Given is a vehicle which is moving past a station. If the vehicle passes the station (for simplicity determined by GPS) it sends RF-signals, to the station saying "Hello I am here now" marked as **A** and "Bye I am leaving" marked as **B**. The station is just a µ-Controller logging the received signals in a file with a timestamp and a corresponding letter (**A** or **B**). The time on the µC is set by hand and *drifts over time*.
The vehicle also logs the sent messages with a timestamp.
Usually this works well, 98% of all bypasses are good (**A** followed by **B**).
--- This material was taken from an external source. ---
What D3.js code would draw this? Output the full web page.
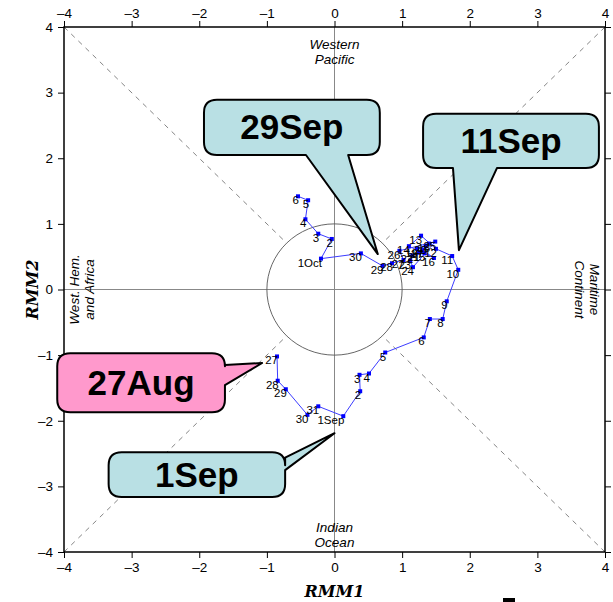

But there are a few stations 5% or so, for which only about 60% of bypasses are good. Now my task is to find out why this is not working correctly!

# Approach

So I plotted the data:

On the x-axis is the *period under review*. On the y-axis is the minimal time delta, in seconds, from the station to any corresponding (**A** or **B**) log entry in the vehicle, for one station entry.

## Time-drift correction

Thinking that the slope you can see is the *drift over time* and the offset is the time-shift cased by manually setting the clock on the µC, I found the function `y = k*x + d`

and corrected the shifts.

So I got this:

(which does not look better to be honest)

Same axis as before. In red is the data which has a *minimal delta* over 60 seconds.

## Synchronization

Now thinking that the time is not synchronized perfectly, I experimented with some algorithms. Namely DTW from github and Biopython's pairwise2 needle algorithm.

### DTW

The input data for DTW was the ordered (by timestamp) sequence of the differences between an **A** or **B**.

`np.delete(n1.diff().to_numpy(),0)`

whereby the `n1`

is a Pandas Dataframe.

It found missing data, both on the vehicle side and on the station side.

### Needleman–Wunsch algorithm

The input data for `align`

-class was just the sequence of **A** & **B**s without the timestamp.

It found missing data, both on the vehicle side and on the station side.

### Realizing

I was now realizing that the *drift* correction was unnecessary, as the timestamp is either not used (`align`

) or a lagged difference is calculated (DTW). Also verified by plotting the DTW - path and the alignment-score of `align`

before and after the correction.

# Question

What I want to know is, which algorithm can I use to determine a shift for synchronizing the data-sets, when assuming one data-set is perfect (the vehicle side). And which sub-set is probably the corresponding one on the station side.